═══ Raw records ═══

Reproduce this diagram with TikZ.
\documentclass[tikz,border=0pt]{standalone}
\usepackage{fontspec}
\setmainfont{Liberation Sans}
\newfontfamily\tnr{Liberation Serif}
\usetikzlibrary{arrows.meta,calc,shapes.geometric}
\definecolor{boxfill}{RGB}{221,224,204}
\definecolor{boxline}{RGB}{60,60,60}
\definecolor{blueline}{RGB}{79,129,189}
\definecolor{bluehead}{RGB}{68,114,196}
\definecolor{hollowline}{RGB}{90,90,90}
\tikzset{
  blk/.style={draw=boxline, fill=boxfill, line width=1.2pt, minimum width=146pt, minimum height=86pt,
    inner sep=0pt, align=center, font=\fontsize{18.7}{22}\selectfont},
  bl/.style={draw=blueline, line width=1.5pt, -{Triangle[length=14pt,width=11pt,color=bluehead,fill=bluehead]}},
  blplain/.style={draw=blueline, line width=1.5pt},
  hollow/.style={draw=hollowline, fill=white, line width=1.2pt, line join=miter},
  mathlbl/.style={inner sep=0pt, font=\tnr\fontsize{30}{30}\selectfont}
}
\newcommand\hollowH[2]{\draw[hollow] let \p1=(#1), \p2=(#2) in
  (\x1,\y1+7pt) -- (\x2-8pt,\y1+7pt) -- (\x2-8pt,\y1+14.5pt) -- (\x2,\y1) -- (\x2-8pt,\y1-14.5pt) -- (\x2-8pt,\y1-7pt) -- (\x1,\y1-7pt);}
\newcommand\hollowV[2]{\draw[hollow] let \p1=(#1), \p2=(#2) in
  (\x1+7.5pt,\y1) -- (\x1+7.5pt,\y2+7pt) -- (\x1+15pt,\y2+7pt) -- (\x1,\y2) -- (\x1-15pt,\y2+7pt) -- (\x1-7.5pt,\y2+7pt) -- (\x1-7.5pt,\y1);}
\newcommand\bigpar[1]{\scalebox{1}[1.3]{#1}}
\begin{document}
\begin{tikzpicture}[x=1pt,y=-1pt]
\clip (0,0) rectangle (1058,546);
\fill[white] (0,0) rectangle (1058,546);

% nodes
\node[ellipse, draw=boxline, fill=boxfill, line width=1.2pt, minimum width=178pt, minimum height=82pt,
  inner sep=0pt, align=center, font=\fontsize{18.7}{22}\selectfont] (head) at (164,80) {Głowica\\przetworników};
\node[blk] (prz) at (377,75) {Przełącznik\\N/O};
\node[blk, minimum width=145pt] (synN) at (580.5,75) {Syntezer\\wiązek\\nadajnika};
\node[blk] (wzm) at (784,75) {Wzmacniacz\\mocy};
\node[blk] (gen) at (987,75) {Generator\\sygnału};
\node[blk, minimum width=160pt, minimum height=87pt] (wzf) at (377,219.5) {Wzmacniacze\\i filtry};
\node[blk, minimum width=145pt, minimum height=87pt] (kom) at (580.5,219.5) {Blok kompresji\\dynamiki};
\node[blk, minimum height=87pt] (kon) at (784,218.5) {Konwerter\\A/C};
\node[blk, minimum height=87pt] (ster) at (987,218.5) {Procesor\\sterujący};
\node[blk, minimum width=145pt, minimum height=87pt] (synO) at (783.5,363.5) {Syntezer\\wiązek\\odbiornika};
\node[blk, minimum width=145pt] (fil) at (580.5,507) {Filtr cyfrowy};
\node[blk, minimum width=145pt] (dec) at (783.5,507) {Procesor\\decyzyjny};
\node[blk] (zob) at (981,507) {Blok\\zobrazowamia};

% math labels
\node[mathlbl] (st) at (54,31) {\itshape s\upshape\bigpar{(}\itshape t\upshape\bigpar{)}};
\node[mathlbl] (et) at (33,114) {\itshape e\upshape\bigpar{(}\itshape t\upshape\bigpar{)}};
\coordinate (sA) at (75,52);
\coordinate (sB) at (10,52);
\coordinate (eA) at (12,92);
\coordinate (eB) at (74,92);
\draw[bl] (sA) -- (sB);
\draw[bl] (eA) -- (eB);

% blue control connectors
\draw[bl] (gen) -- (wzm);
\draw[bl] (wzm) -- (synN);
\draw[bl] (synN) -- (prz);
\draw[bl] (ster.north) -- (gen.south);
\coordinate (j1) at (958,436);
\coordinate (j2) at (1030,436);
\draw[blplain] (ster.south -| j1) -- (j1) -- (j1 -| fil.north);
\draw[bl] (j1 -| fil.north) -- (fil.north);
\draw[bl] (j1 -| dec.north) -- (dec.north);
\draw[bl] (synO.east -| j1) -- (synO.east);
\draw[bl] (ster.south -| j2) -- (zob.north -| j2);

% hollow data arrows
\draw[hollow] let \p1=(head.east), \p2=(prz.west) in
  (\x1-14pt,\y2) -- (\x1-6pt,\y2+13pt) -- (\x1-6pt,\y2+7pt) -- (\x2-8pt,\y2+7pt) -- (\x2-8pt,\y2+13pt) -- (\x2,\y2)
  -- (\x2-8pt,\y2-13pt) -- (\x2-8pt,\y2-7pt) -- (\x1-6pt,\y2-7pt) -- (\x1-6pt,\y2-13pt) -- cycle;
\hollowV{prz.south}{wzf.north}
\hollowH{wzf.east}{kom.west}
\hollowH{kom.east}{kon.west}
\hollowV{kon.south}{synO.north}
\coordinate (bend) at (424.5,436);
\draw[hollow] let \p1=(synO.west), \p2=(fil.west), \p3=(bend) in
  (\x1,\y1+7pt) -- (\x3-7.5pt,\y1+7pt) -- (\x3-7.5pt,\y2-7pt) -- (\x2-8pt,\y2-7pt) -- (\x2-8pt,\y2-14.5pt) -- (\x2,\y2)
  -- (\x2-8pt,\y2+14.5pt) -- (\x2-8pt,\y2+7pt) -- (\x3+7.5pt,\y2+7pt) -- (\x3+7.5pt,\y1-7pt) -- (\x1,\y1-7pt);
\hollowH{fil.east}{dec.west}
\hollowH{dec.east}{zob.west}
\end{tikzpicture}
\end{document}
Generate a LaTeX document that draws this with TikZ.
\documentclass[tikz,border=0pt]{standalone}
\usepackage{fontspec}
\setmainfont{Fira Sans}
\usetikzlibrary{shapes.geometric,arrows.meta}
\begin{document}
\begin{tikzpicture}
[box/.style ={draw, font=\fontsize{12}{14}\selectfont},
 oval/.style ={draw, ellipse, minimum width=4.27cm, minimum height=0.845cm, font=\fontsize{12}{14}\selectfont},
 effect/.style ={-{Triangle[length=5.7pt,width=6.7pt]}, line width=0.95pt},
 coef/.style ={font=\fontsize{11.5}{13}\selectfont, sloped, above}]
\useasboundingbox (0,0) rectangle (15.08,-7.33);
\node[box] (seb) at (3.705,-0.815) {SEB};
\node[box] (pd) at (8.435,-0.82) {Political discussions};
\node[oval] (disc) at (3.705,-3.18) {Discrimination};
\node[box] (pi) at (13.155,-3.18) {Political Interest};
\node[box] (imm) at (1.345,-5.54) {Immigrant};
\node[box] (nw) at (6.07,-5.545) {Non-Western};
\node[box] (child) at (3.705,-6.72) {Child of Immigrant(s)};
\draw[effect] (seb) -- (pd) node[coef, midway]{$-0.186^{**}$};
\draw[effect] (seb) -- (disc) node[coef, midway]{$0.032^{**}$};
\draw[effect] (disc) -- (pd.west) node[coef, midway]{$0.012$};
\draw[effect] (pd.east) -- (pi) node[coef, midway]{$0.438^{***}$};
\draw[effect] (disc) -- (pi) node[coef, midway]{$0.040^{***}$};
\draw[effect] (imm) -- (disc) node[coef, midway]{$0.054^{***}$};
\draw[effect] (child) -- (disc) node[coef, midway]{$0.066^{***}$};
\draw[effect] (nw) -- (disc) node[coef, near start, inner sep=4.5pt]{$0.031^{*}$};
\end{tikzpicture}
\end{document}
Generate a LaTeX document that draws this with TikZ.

═══

### Exercise task
Pull out each record as written and restate it exactly.

### Exercise response
Reproduce this diagram with TikZ.
\documentclass[tikz,border=0pt]{standalone}
\usepackage{fontspec}
\setmainfont{Liberation Sans}
\newfontfamily\tnr{Liberation Serif}
\usetikzlibrary{arrows.meta,calc,shapes.geometric}
\definecolor{boxfill}{RGB}{221,224,204}
\definecolor{boxline}{RGB}{60,60,60}
\definecolor{blueline}{RGB}{79,129,189}
\definecolor{bluehead}{RGB}{68,114,196}
\definecolor{hollowline}{RGB}{90,90,90}
\tikzset{
  blk/.style={draw=boxline, fill=boxfill, line width=1.2pt, minimum width=146pt, minimum height=86pt,
    inner sep=0pt, align=center, font=\fontsize{18.7}{22}\selectfont},
  bl/.style={draw=blueline, line width=1.5pt, -{Triangle[length=14pt,width=11pt,color=bluehead,fill=bluehead]}},
  blplain/.style={draw=blueline, line width=1.5pt},
  hollow/.style={draw=hollowline, fill=white, line width=1.2pt, line join=miter},
  mathlbl/.style={inner sep=0pt, font=\tnr\fontsize{30}{30}\selectfont}
}
\newcommand\hollowH[2]{\draw[hollow] let \p1=(#1), \p2=(#2) in
  (\x1,\y1+7pt) -- (\x2-8pt,\y1+7pt) -- (\x2-8pt,\y1+14.5pt) -- (\x2,\y1) -- (\x2-8pt,\y1-14.5pt) -- (\x2-8pt,\y1-7pt) -- (\x1,\y1-7pt);}
\newcommand\hollowV[2]{\draw[hollow] let \p1=(#1), \p2=(#2) in
  (\x1+7.5pt,\y1) -- (\x1+7.5pt,\y2+7pt) -- (\x1+15pt,\y2+7pt) -- (\x1,\y2) -- (\x1-15pt,\y2+7pt) -- (\x1-7.5pt,\y2+7pt) -- (\x1-7.5pt,\y1);}
\newcommand\bigpar[1]{\scalebox{1}[1.3]{#1}}
\begin{document}
\begin{tikzpicture}[x=1pt,y=-1pt]
\clip (0,0) rectangle (1058,546);
\fill[white] (0,0) rectangle (1058,546);

% nodes
\node[ellipse, draw=boxline, fill=boxfill, line width=1.2pt, minimum width=178pt, minimum height=82pt,
  inner sep=0pt, align=center, font=\fontsize{18.7}{22}\selectfont] (head) at (164,80) {Głowica\\przetworników};
\node[blk] (prz) at (377,75) {Przełącznik\\N/O};
\node[blk, minimum width=145pt] (synN) at (580.5,75) {Syntezer\\wiązek\\nadajnika};
\node[blk] (wzm) at (784,75) {Wzmacniacz\\mocy};
\node[blk] (gen) at (987,75) {Generator\\sygnału};
\node[blk, minimum width=160pt, minimum height=87pt] (wzf) at (377,219.5) {Wzmacniacze\\i filtry};
\node[blk, minimum width=145pt, minimum height=87pt] (kom) at (580.5,219.5) {Blok kompresji\\dynamiki};
\node[blk, minimum height=87pt] (kon) at (784,218.5) {Konwerter\\A/C};
\node[blk, minimum height=87pt] (ster) at (987,218.5) {Procesor\\sterujący};
\node[blk, minimum width=145pt, minimum height=87pt] (synO) at (783.5,363.5) {Syntezer\\wiązek\\odbiornika};
\node[blk, minimum width=145pt] (fil) at (580.5,507) {Filtr cyfrowy};
\node[blk, minimum width=145pt] (dec) at (783.5,507) {Procesor\\decyzyjny};
\node[blk] (zob) at (981,507) {Blok\\zobrazowamia};

% math labels
\node[mathlbl] (st) at (54,31) {\itshape s\upshape\bigpar{(}\itshape t\upshape\bigpar{)}};
\node[mathlbl] (et) at (33,114) {\itshape e\upshape\bigpar{(}\itshape t\upshape\bigpar{)}};
\coordinate (sA) at (75,52);
\coordinate (sB) at (10,52);
\coordinate (eA) at (12,92);
\coordinate (eB) at (74,92);
\draw[bl] (sA) -- (sB);
\draw[bl] (eA) -- (eB);

% blue control connectors
\draw[bl] (gen) -- (wzm);
\draw[bl] (wzm) -- (synN);
\draw[bl] (synN) -- (prz);
\draw[bl] (ster.north) -- (gen.south);
\coordinate (j1) at (958,436);
\coordinate (j2) at (1030,436);
\draw[blplain] (ster.south -| j1) -- (j1) -- (j1 -| fil.north);
\draw[bl] (j1 -| fil.north) -- (fil.north);
\draw[bl] (j1 -| dec.north) -- (dec.north);
\draw[bl] (synO.east -| j1) -- (synO.east);
\draw[bl] (ster.south -| j2) -- (zob.north -| j2);

% hollow data arrows
\draw[hollow] let \p1=(head.east), \p2=(prz.west) in
  (\x1-14pt,\y2) -- (\x1-6pt,\y2+13pt) -- (\x1-6pt,\y2+7pt) -- (\x2-8pt,\y2+7pt) -- (\x2-8pt,\y2+13pt) -- (\x2,\y2)
  -- (\x2-8pt,\y2-13pt) -- (\x2-8pt,\y2-7pt) -- (\x1-6pt,\y2-7pt) -- (\x1-6pt,\y2-13pt) -- cycle;
\hollowV{prz.south}{wzf.north}
\hollowH{wzf.east}{kom.west}
\hollowH{kom.east}{kon.west}
\hollowV{kon.south}{synO.north}
\coordinate (bend) at (424.5,436);
\draw[hollow] let \p1=(synO.west), \p2=(fil.west), \p3=(bend) in
  (\x1,\y1+7pt) -- (\x3-7.5pt,\y1+7pt) -- (\x3-7.5pt,\y2-7pt) -- (\x2-8pt,\y2-7pt) -- (\x2-8pt,\y2-14.5pt) -- (\x2,\y2)
  -- (\x2-8pt,\y2+14.5pt) -- (\x2-8pt,\y2+7pt) -- (\x3+7.5pt,\y2+7pt) -- (\x3+7.5pt,\y1-7pt) -- (\x1,\y1-7pt);
\hollowH{fil.east}{dec.west}
\hollowH{dec.east}{zob.west}
\end{tikzpicture}
\end{document}
Generate a LaTeX document that draws this with TikZ.
\documentclass[tikz,border=0pt]{standalone}
\usepackage{fontspec}
\setmainfont{Fira Sans}
\usetikzlibrary{shapes.geometric,arrows.meta}
\begin{document}
\begin{tikzpicture}
[box/.style ={draw, font=\fontsize{12}{14}\selectfont},
 oval/.style ={draw, ellipse, minimum width=4.27cm, minimum height=0.845cm, font=\fontsize{12}{14}\selectfont},
 effect/.style ={-{Triangle[length=5.7pt,width=6.7pt]}, line width=0.95pt},
 coef/.style ={font=\fontsize{11.5}{13}\selectfont, sloped, above}]
\useasboundingbox (0,0) rectangle (15.08,-7.33);
\node[box] (seb) at (3.705,-0.815) {SEB};
\node[box] (pd) at (8.435,-0.82) {Political discussions};
\node[oval] (disc) at (3.705,-3.18) {Discrimination};
\node[box] (pi) at (13.155,-3.18) {Political Interest};
\node[box] (imm) at (1.345,-5.54) {Immigrant};
\node[box] (nw) at (6.07,-5.545) {Non-Western};
\node[box] (child) at (3.705,-6.72) {Child of Immigrant(s)};
\draw[effect] (seb) -- (pd) node[coef, midway]{$-0.186^{**}$};
\draw[effect] (seb) -- (disc) node[coef, midway]{$0.032^{**}$};
\draw[effect] (disc) -- (pd.west) node[coef, midway]{$0.012$};
\draw[effect] (pd.east) -- (pi) node[coef, midway]{$0.438^{***}$};
\draw[effect] (disc) -- (pi) node[coef, midway]{$0.040^{***}$};
\draw[effect] (imm) -- (disc) node[coef, midway]{$0.054^{***}$};
\draw[effect] (child) -- (disc) node[coef, midway]{$0.066^{***}$};
\draw[effect] (nw) -- (disc) node[coef, near start, inner sep=4.5pt]{$0.031^{*}$};
\end{tikzpicture}
\end{document}
Generate a LaTeX document that draws this with TikZ.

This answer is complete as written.